Это нечестно, сказал бы нынешний художник. Это значит пользоваться
благородной человеческой слабостью, благодаря которой мы способны заражаться
скорбью или радостью ближнего. Однако способность заражаться вовсе не
духовного порядка, это механический отклик, наподобие того, как царапанье
ножом по стеклу механически вызывает в нас неприятное, судорожное ощущение.

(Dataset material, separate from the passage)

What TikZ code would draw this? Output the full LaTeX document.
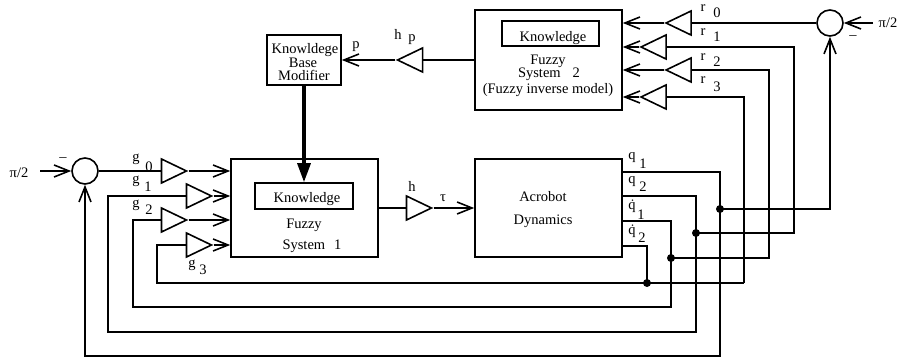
\documentclass[tikz,border=0pt]{standalone}
\usepackage{fontspec}
\setmainfont{Liberation Serif}
\usetikzlibrary{arrows.meta,shapes.geometric}
\begin{document}
\begin{tikzpicture}[x=1pt,y=-1pt,line width=1.6pt,
  font=\fontsize{14.5}{15}\selectfont,
  arr/.style={-{Straight Barb[length=15pt,width=12pt]}},
  bigarr/.style={line width=3.2pt,-{Triangle[length=19pt,width=13pt]}},
  box/.style={draw,rectangle,inner sep=0pt,minimum width=147pt},
  kbox/.style={draw,rectangle,inner sep=0pt,minimum width=98pt,minimum height=26pt},
  sumnode/.style={draw,circle,inner sep=0pt,minimum size=26pt},
  ampR/.style={draw,isosceles triangle,isosceles triangle stretches,inner sep=0pt,
               minimum width=24pt,minimum height=25pt},
  ampL/.style={ampR,shape border rotate=180},
  txt/.style={inner sep=0pt,anchor=base},
  lbl/.style={inner sep=0pt},
  jdot/.style={circle,fill,inner sep=0pt,minimum size=8pt}]
\useasboundingbox (0,0) rectangle (899,358);

% main blocks
\node[box,minimum height=98pt] (fs1) at (304.5,208) {};
\node[box,minimum height=98pt] (acro) at (548.5,208) {};
\node[box,minimum height=100pt] (fs2) at (548.5,60) {};
\node[draw,rectangle,inner sep=0pt,minimum width=74pt,minimum height=50pt] (kbm) at (304,60) {};
\node[kbox] (k1) at (304,196) {};
\node[kbox,minimum width=97pt,minimum height=25pt] (k2) at (550.5,33.5) {};

% texts in blocks
\node[txt] (k1t) at (307,203) {Knowledge};
\node[txt] (f1a) at (304,229) {Fuzzy};
\node[txt] (f1b) at (312,249) {System\hspace{9pt}1};
\node[txt] (act) at (543,202) {Acrobot};
\node[txt] (dyn) at (543,224) {Dynamics};
\node[txt] (k2t) at (553,42) {Knowledge};
\node[txt] (f2a) at (548,65) {Fuzzy};
\node[txt] (f2b) at (549,78) {System\hspace{12pt}2};
\node[txt] (f2c) at (548,94) {(Fuzzy inverse model)};
\node[txt] (kb1) at (305,54) {Knowldege};
\node[txt] (kb2) at (303,68) {Base};
\node[txt] (kb3) at (304,81) {Modifier};

% summing junctions and inputs
\node[sumnode] (sumL) at (85,171) {};
\node[sumnode] (sumR) at (830,23) {};
\node[lbl] (piL) at (19,173) {π/2};
\node[lbl] (piR) at (888,23) {π/2};
\node[lbl] (mL) at (63,160) {–};
\node[lbl] (mR) at (853,38) {–};
\coordinate (inL) at (40,171);
\coordinate (inR) at (873,23);
\draw[arr] (inL) -- (sumL.west);
\draw[arr] (inR) -- (sumR.east);

% gains
\node[ampR] (g0) at (169,171) {};
\node[ampR] (g1) at (194,196) {};
\node[ampR] (g2) at (169,220) {};
\node[ampR] (g3) at (194,245) {};
\node[ampR] (h) at (414,208) {};
\node[ampL] (hp) at (415,60) {};
\node[ampL] (r0) at (683.5,23) {};
\node[ampL] (r1) at (658.5,47) {};
\node[ampL] (r2) at (683.5,70) {};
\node[ampL] (r3) at (658.5,97) {};

% gain labels
\node[lbl] (lg0) at (136,159) {g};
\node[lbl] (lg0s) at (149,167) {0};
\node[lbl] (lg1) at (136,181) {g};
\node[lbl] (lg1s) at (148,187) {1};
\node[lbl] (lg2) at (136,205) {g};
\node[lbl] (lg2s) at (149,210) {2};
\node[lbl] (lg3) at (192,265) {g};
\node[lbl] (lg3s) at (203,270) {3};
\node[lbl] (lh) at (412,186) {h};
\node[lbl] (ltau) at (443,198) {τ};
\node[lbl] (lhp) at (398,34) {h};
\node[lbl] (lhps) at (412,40) {p};
\node[lbl] (lp) at (356,47) {p};
\node[lbl] (lr0) at (703,8) {r};
\node[lbl] (lr0s) at (717,13) {0};
\node[lbl] (lr1) at (703,32) {r};
\node[lbl] (lr1s) at (717,37) {1};
\node[lbl] (lr2) at (703,57) {r};
\node[lbl] (lr2s) at (717,62) {2};
\node[lbl] (lr3) at (703,80) {r};
\node[lbl] (lr3s) at (717,87) {3};
\node[lbl] (lq1) at (632,158) {q};
\node[lbl] (lq1s) at (643,164) {1};
\node[lbl] (lq2) at (632,182) {q};
\node[lbl] (lq2s) at (643,187) {2};
\node[lbl] (lq3) at (632,206) {\.{q}};
\node[lbl] (lq3s) at (641,215) {1};
\node[lbl] (lq4) at (632,231) {\.{q}};
\node[lbl] (lq4s) at (642,238) {2};

% forward path
\draw (sumL.east) -- (g0.lower side);
\draw[arr] (g0.apex) -- (g0.apex -| fs1.west);
\draw[arr] (g1.apex) -- (g1.apex -| fs1.west);
\draw[arr] (g2.apex) -- (g2.apex -| fs1.west);
\draw[arr] (g3.apex) -- (g3.apex -| fs1.west);
\draw (fs1.east) -- (h.lower side);
\draw[arr] (h.apex) -- (acro.west);
\draw (sumR.west) -- (r0.lower side);
\draw[arr] (r0.apex) -- (r0.apex -| fs2.east);
\draw[arr] (r1.apex) -- (r1.apex -| fs2.east);
\draw[arr] (r2.apex) -- (r2.apex -| fs2.east);
\draw[arr] (r3.apex) -- (r3.apex -| fs2.east);
\draw (fs2.west) -- (hp.lower side);
\draw[arr] (hp.apex) -- (kbm.east);
\draw[bigarr] (kbm.south) -- (k1.north);

% feedback q1
\coordinate (c1a) at (720,172);
\coordinate (c1b) at (720,356);
\coordinate (c1c) at (85,356);
\draw[arr] (c1a -| acro.east) -- (c1a) -- (c1b) -- (c1c) -- (sumL.south);
\node[jdot] (d1) at (720,209) {};
\coordinate (c1d) at (830,209);
\draw[arr] (d1.center) -- (c1d) -- (sumR.south);

% feedback q2
\coordinate (c2a) at (696,196);
\coordinate (c2b) at (696,332);
\coordinate (c2c) at (108,332);
\coordinate (c2d) at (108,196);
\draw (c2a -| acro.east) -- (c2a) -- (c2b) -- (c2c) -- (c2d) -- (g1.lower side);
\node[jdot] (d2) at (696,233) {};
\coordinate (c2e) at (794,233);
\draw (d2.center) -- (c2e) -- (c2e |- r1.lower side) -- (r1.lower side);

% feedback q1 dot
\coordinate (c3a) at (671,221);
\coordinate (c3b) at (671,307);
\coordinate (c3c) at (133,307);
\coordinate (c3d) at (133,220);
\draw (c3a -| acro.east) -- (c3a) -- (c3b) -- (c3c) -- (c3d) -- (g2.lower side);
\node[jdot] (d3) at (671,258) {};
\coordinate (c3e) at (769,258);
\draw (d3.center) -- (c3e) -- (c3e |- r2.lower side) -- (r2.lower side);

% feedback q2 dot
\coordinate (c4a) at (647,246);
\node[jdot] (d4) at (647,283) {};
\coordinate (c4c) at (157,283);
\coordinate (c4d) at (157,245);
\coordinate (c4e) at (744,283);
\draw (c4a -| acro.east) -- (c4a) -- (d4.center);
\draw (c4e) -- (c4c) -- (c4d) -- (g3.lower side);
\draw (c4e) -- (c4e |- r3.lower side) -- (r3.lower side);
\end{tikzpicture}
\end{document}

Дело тут в автоматическом эффекте, не больше. Не следует смех от щекотки
путать с подлинным весельем. Романтик охотится с манком: он бесчестно
пользуется ревностью птицы, чтобы всадить в нее дробинки своих звуков.
Искусство
не
может основываться на психическом
заражении,
это
инстинктивный бессознательньш феномен, а искусство должно быть абсолютной
проясненностью, полуднем разумения. Смех и слезы эстетически суть обман,
надувательство. Выражение прекрасного не должно переходить границы улыбки
или грусти. А еще лучше - не доходить до этих границ. "Toute maitrise jette
le froid"[16] (Малларме).
Подобные рассуждения молодого художника представляются мне достаточно
основательными.
Эстетическое
удовольствие должно
быть
удовольствием
разумным. Так же как бывают наслаждения слепые, бывают и зрячие. Радость
пьяницы слепа; хотя, как все на свете, она имеет свою причину - алкоголь, но повода для нее нет. Выигравший в лотерею тоже радуется, но радуется иначе
- чему-то определенному. Веселость пьянчужки закупорена, замкнута в себе
самой - это веселость, неизвестно откуда взявшаяся, для нее, как говорится,
нет оснований. Выигравший, напротив, ликует именно оттого, что отдает отчет
в вызвавшем радость событии, его радость оправданна. Он знает, отчего он
веселится, - это зрячая радость, она живет своей мотивировкой; кажется, что
она излучается от предмета к человеку[*Причинность и мотивация суть, стало
быть, два совершенно различных комплекса. Причины состояний нашего сознания
не составляют с ними единого целого, - их выявляет наука. Напротив, мотивы
чувств, волевых актов и убеждений нерасторжимы с последними].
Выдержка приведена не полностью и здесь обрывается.